The Scarcity Shock: Why Your Bitcoin Just Got More Valuable (Maybe)
Here’s where Saylor’s thesis really hits home for traders and investors: supply. Community estimates, which Saylor referenced, peg roughly 20-25% of all Bitcoin as dormant or genuinely lost. We’re talking early P2PK addresses, forgotten wallets, keys collecting digital dust in some forgotten corner of the internet.
Under a post-quantum upgrade, these coins can’t migrate. They can’t be moved. Active users shift their funds to new, fortified addresses. The dormant ones? They’re effectively locked out, permanently.
The math is brutal, and beautiful, depending on your perspective: circulating supply shrinks. Effective scarcity rockets. Bitcoin already has a hard cap of 21 million coins. But this mechanism would further reduce the *usable* supply. Not through some political governance vote, but through cryptographic reality. That’s a whole new level of scarcity.
Saylor calls it a feature, not a bug. Security tightens. Attack vectors diminish. And Bitcoin becomes exponentially scarcer without changing a single line of its issuance schedule. Think about that for a second. It’s a supply shock without a halving event.
The Messy Reality: Security, Consensus, and Centralization Worries
Bitcoin’s entire ethos revolves around conservative evolution. Changes happen at a snail’s pace. Upgrades face endless, often brutal, debates. Reaching consensus is notoriously difficult, by design.
So, Saylor’s comments, while provocative, didn’t arrive without pushback. Supporters nod, arguing that post-quantum cryptography aligns perfectly with Bitcoin’s long-term security philosophy: upgrade carefully, give users ample time, preserve backward compatibility where possible, and freeze what’s unmovable.
Critics, however, raise valid points. Changing cryptography at the consensus level is no small feat. Coordinating a mass migration across wallets, exchanges, custodians, and millions of users introduces colossal risk. What about the potential for such an upgrade to unintentionally centralize power? Could it favor massive custodians who have the resources to manage such a complex transition, leaving individual users vulnerable or disenfranchised?
Despite the legitimate concerns, Saylor’s core message holds: Bitcoin doesn’t panic. It responds when necessary. And when it does, it emerges stronger, not weaker. From his vantage point, quantum computing doesn’t invalidate Bitcoin’s assumptions. It validates its inherent adaptability.

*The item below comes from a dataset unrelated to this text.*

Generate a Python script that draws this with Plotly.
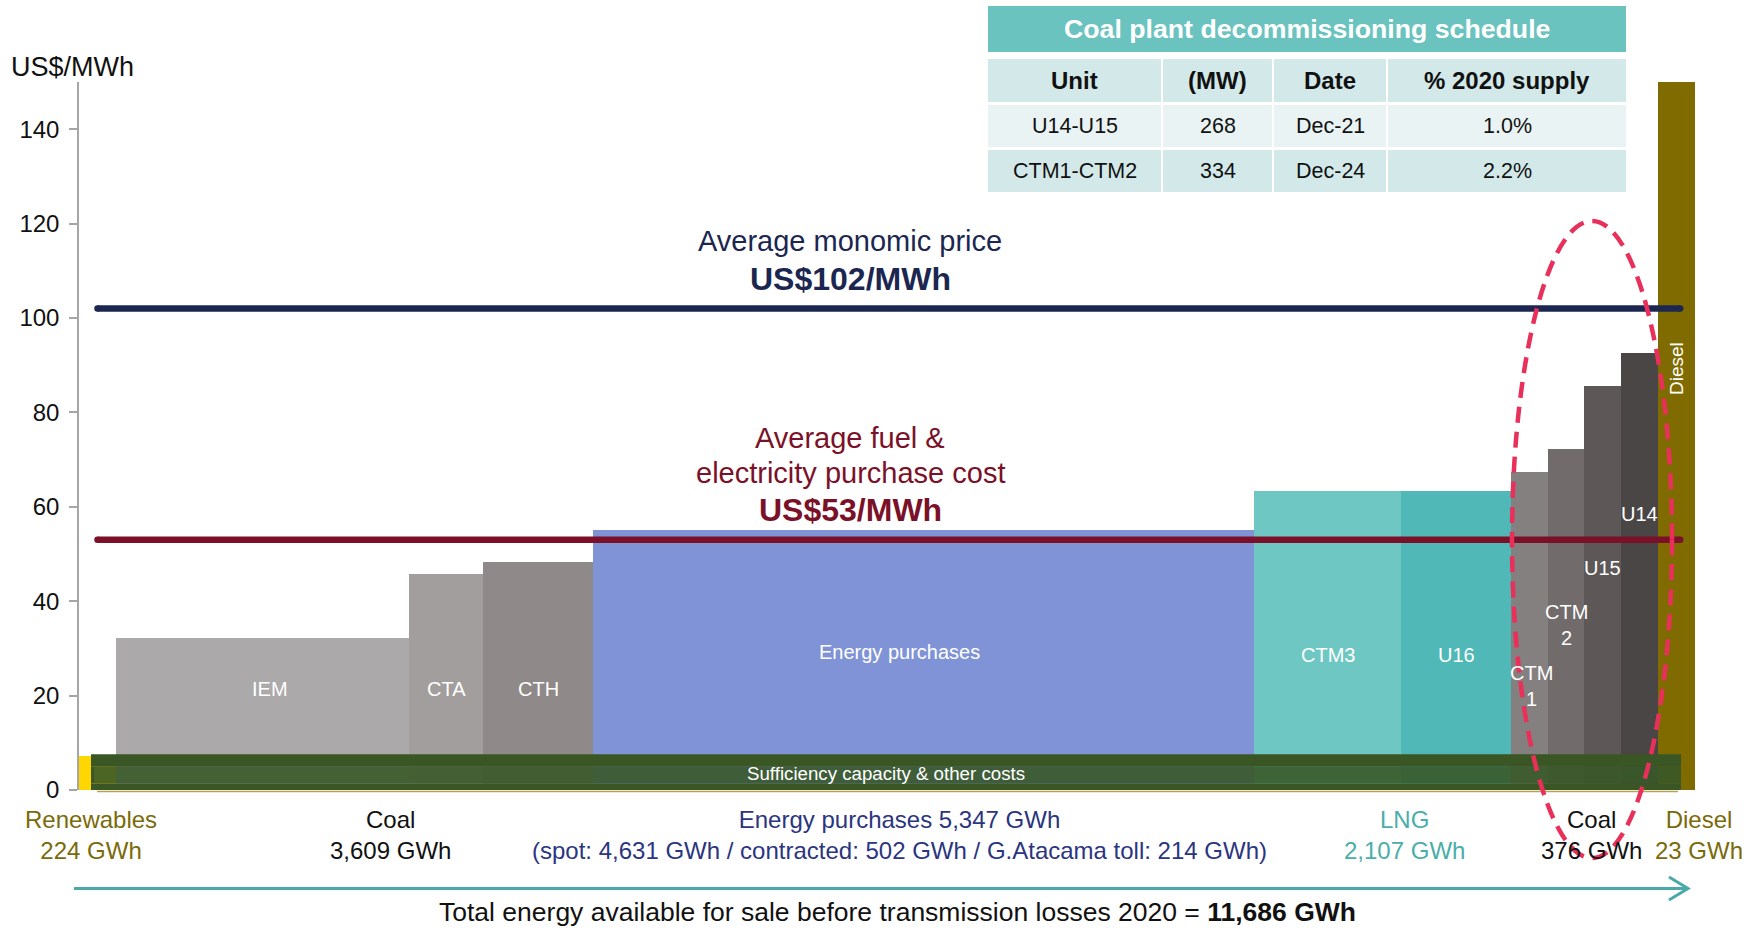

Market Implications: A Bullish Bet on Digital Gold?
Bitcoin, the undisputed king of crypto by market cap, dictates the rhythm for the entire digital asset market. Its scarcity has always been its core value proposition. A post-quantum upgrade that effectively immobilizes 20-25% of the existing supply wouldn’t change the total supply cap, no. But it would fundamentally alter circulating supply dynamics. Fewer coins available for sale. Less sell-side pressure. Greater long-term scarcity.
That’s why many in the community view Saylor’s thesis as profoundly bullish, a structural reinforcement of Bitcoin’s “digital gold” narrative.
Others preach caution. They argue Bitcoin’s strength lies in its predictability and stability. Any consensus upgrade, especially one responding to a hypothetical future threat, demands extreme care. Mess it up, and you risk shattering the very trust that underpins the network.
But on one point, both sides agree: these aren’t theoretical parlor games anymore. Quantum computing is advancing. Cryptography *must* keep pace. And Bitcoin, by its very design, will eventually need to adapt.
Saylor’s message cuts through the noise. When that moment arrives, Bitcoin won’t break. It will evolve. And in doing so, it just might emerge more secure, and undeniably, more scarce than ever before.